Saturday, January 22, 2011

California, I'm coming home.


This is where you will find me for the next eight months, beginning March 1. I'm packing up and moving to California. Sacramento, more specifically, or rather, to this farm right outside of Sacramento. I'll be working as a farm apprentice there for the upcoming season, until the end of October. I'll be living in a tent and getting paid close to nothing, but I couldn't be happier. This adventure combines a number of goals I've had for the past few years:

1) Live on the West Coast;
2) Work for a full season on a farm;
3) Get involved with a project that's improving food access for low-income populations; and
4) Live simply.

I had had two previous interviews for this position before the final phone interview last Tuesday, so the possibility had nestled itself comfortably into my brain as just that: a possibility. I had pretty well decided that it was a long-shot, too, because I was unable to go out and visit for a working interview, as had the other candidates. So it was a bit of a shock when I found out, a few hours after the interview, that I had been offered the position, and then decided soon after to accept. It was a quick transition from "life as usual" to "moving across the country in a month."

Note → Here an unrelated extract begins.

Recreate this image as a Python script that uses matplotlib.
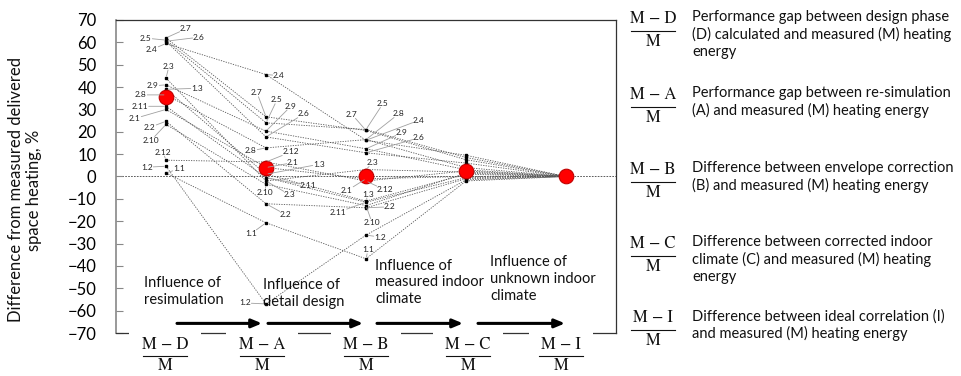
import matplotlib
matplotlib.use("Agg")
import matplotlib.pyplot as plt

plt.rcParams['font.family'] = ['Lato', 'DejaVu Sans']

# data, % difference from measured heating
stages = ["D", "A", "B", "C", "I"]
buildings = ["1.1", "1.2", "1.3", "2.1", "2.2", "2.3", "2.4", "2.5",
             "2.6", "2.7", "2.8", "2.9", "2.10", "2.11", "2.12"]
d_vals = [1.6, 4.6, 39.0, 30.0, 24.7, 44.0, 59.5, 61.0, 60.5, 62.0, 36.5, 41.0, 23.3, 31.4, 7.3]
a_vals = [-20.7, -57.0, 1.0, 4.0, -12.2, -2.0, 45.6, 24.0, 17.7, 26.7, 12.8, 20.3, -3.5, -0.5, 6.5]
b_vals = [-36.8, -26.2, -11.0, -1.0, -14.0, 3.1, 16.2, 21.0, 10.6, 20.6, 16.5, 12.4, -13.0, -11.5, -2.0]
c_vals = [-2.0, -1.5, 1.0, 0.0, -1.0, 2.0, 9.5, 8.5, 6.0, 7.5, 4.0, 3.0, 1.5, -0.5, 2.5]
i_vals = [0.0] * 15
mean_vals = [35.6, 3.9, 0.0, 2.4, 0.0]

influence = ["Influence of\nresimulation", "Influence of\ndetail design",
             "Influence of\nmeasured indoor\nclimate", "Influence of\nunknown indoor\nclimate"]
descriptions = [
    "Performance gap between design phase\n(D) calculated and measured (M) heating\nenergy",
    "Performance gap between re-simulation\n(A) and measured (M) heating energy",
    "Difference between envelope correction\n(B) and measured (M) heating energy",
    "Difference between corrected indoor\nclimate (C) and measured (M) heating\nenergy",
    "Difference between ideal correlation (I)\nand measured (M) heating energy",
]

# label offsets in pixels (dx right, dy up) for the first three stages
label_offsets = [
    {"1.1": (13, 4), "1.2": (-19, -1), "1.3": (31, 1), "2.1": (-31, -9), "2.2": (-16, -6),
     "2.3": (3, 12), "2.4": (-14, -6), "2.5": (-20, 2), "2.6": (33, 4), "2.7": (20, 9),
     "2.8": (-25, 0), "2.9": (-13, -1), "2.10": (-15, -16), "2.11": (-26, 0), "2.12": (-3, 8)},
    {"1.1": (-15, -11), "1.2": (-21, 1), "1.3": (53, 10), "2.1": (27, 5), "2.2": (20, -11),
     "2.3": (24, -14), "2.4": (13, -1), "2.5": (11, 23), "2.6": (38, 23), "2.7": (-9, 24),
     "2.8": (-15, -3), "2.9": (25, 25), "2.10": (-1, -8), "2.11": (42, -8), "2.12": (25, 10)},
    {"1.1": (2, 9), "1.2": (14, -2), "1.3": (2, 7), "2.1": (-19, -12), "2.2": (24, 1),
     "2.3": (7, 7), "2.4": (53, 20), "2.5": (17, 26), "2.6": (53, 15), "2.7": (-14, 16),
     "2.8": (33, 26), "2.9": (36, 16), "2.10": (6, -17), "2.11": (-28, -10), "2.12": (19, -9)},
]

W, H = 961, 376
fig = plt.figure(figsize=(W / 100, H / 100), dpi=100)
ax = fig.add_axes([116 / W, 1 - 333 / H, 500 / W, 313 / H])

x = list(range(len(stages)))
series = [d_vals, a_vals, b_vals, c_vals, i_vals]

ax.axhline(0, color="#404040", lw=0.6, ls=(0, (2, 1.5)), zorder=1)
for k in range(len(buildings)):
    ax.plot(x, [s[k] for s in series], color="#555555", lw=0.6, ls=(0, (1.5, 1.5)), zorder=2)
for i, s in enumerate(series):
    ax.plot([i] * len(s), s, "s", ms=2.0, color="black", zorder=3)
ax.plot(x, mean_vals, "o", ms=10.5, mfc="#ff0000", mec="#c00000", mew=0.8, zorder=5)

for i, offs in enumerate(label_offsets):
    for k, name in enumerate(buildings):
        dx, dy = offs[name]
        ax.annotate(name, xy=(i, series[i][k]), xytext=(dx * 0.72, dy * 0.72),
                    textcoords="offset points", ha="center", va="center", fontsize=6,
                    color="#222222", zorder=6,
                    bbox=dict(boxstyle="square,pad=0.05", fc="none", ec="none"),
                    arrowprops=dict(arrowstyle="-", color="#a0a0a0", lw=0.6,
                                    shrinkA=0, shrinkB=1.5))

ax.set_xlim(-0.5, 4.5)
ax.set_ylim(-70, 70)
ax.set_yticks(range(-70, 71, 10))
ax.set_xticks([])
ax.tick_params(axis="y", direction="in", length=5, width=0.8, color="#888888",
               labelsize=12, pad=14)
ax.spines["left"].set_color("#888888")
ax.spines["left"].set_linewidth(1.2)
for side in ["top", "right", "bottom"]:
    ax.spines[side].set_color("#333333")
    ax.spines[side].set_linewidth(0.9)

# influence notes and arrows between stages
note_pos = [(-0.22, -44.7), (0.97, -45.6), (2.09, -36.7), (3.24, -35.3)]
arrow_span = [(0.11, 0.96), (1.02, 1.97), (2.11, 2.97), (3.12, 3.99)]
for txt, (tx, ty), (a0, a1) in zip(influence, note_pos, arrow_span):
    ax.text(tx, ty, txt, fontsize=10.5, ha="left", va="top", linespacing=1.25,
            color="#111111", zorder=6)
    ax.annotate("", xy=(a1, -65.7), xytext=(a0, -65.7), annotation_clip=False, zorder=7,
                arrowprops=dict(arrowstyle="-|>,head_length=0.6,head_width=0.25",
                                color="black", lw=2.2, shrinkA=0, shrinkB=0))


def px(xp, yp):
    return xp / W, 1 - yp / H


def fraction(xc, ynum, letter, gap_bar=12, gap_den=23, cover=False):
    kw = dict(family="STIXGeneral", fontsize=12, ha="center", va="center", color="#111111")
    if cover:
        # drawn inside the axes so the white box hides the bottom frame but not the arrows
        box = dict(boxstyle="square,pad=0.75", fc="white", ec="none")
        ax.text(*px(xc, ynum), f"M \u2212 {letter}", bbox=box, zorder=3,
                transform=fig.transFigure, clip_on=False, **kw)
    else:
        fig.text(*px(xc, ynum), f"M \u2212 {letter}", **kw)
    fig.add_artist(plt.Line2D([(xc - 22) / W, (xc + 22) / W], [1 - (ynum + gap_bar) / H] * 2,
                              color="#111111", lw=0.8, zorder=4))
    fig.text(*px(xc, ynum + gap_den), "M", zorder=4, **kw)


bottom_x = [165, 262, 366, 468, 561]
for xc, letter in zip(bottom_x, stages):
    fraction(xc, 345, letter, gap_bar=11, gap_den=21, cover=True)

right_y = [19, 95, 170, 244, 318]
for yc, letter, desc in zip(right_y, stages, descriptions):
    fraction(653, yc, letter)
    fig.text(*px(692, yc - 9), desc, fontsize=10.5, ha="left", va="top",
             linespacing=1.25, color="#111111")

fig.text(*px(25, 190), "Difference from measured delivered\nspace heating, %",
         rotation=90, ha="center", va="center", fontsize=12, color="#111111",
         multialignment="center", linespacing=1.1)

fig.savefig("out.png", dpi=100)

So, is farming my Job? I'm not sure. People keep asking me what's next, after the apprenticeship is over. I don't have a clue, which is fine. I'm still getting used to the first next, which will be upon me in just three weeks. If I love this, then perhaps I will continue farming and gardening in some capacity. I don't see myself becoming strictly a commercial farmer, but working with a non-profit, educational farm could be great. Maybe I'll realize that a backyard garden is about as much "farming" as I care to do. I know myself well enough to know that I won't know until I do it, and "next" will remain a question mark for many more months. At the end of the day, this apprenticehip might be a career move, but that's not necessarily the point.

So now, I'm getting organized. I'm gathering and sorting and purchasing things that'll prepare me for eight months on a farm. I feel like I'm going abroad again--I keep having to remind myself that it's okay not to bring everything; I'll be able to buy what I haven't brought once I'm out there. California only seems like a foreign country.

And, I'm trying to prepare psychologically for the change. I've had about the coziest winter of my life this year, doing crafts and cooking daily in my parents' comfortable home, reading classic literature by the fire while watching the snow fall. Though it's hard to imagine exactly what it'll be like, I know for sure that nearly all of these comforts won't be a part of my life come March 1. So the challenge will be to maintain the Zen contentment I've got going on here amidst a much more demanding, more dynamic and hopefully fulfilling, lifestyle. Now, however, I've got to get back to my knitting.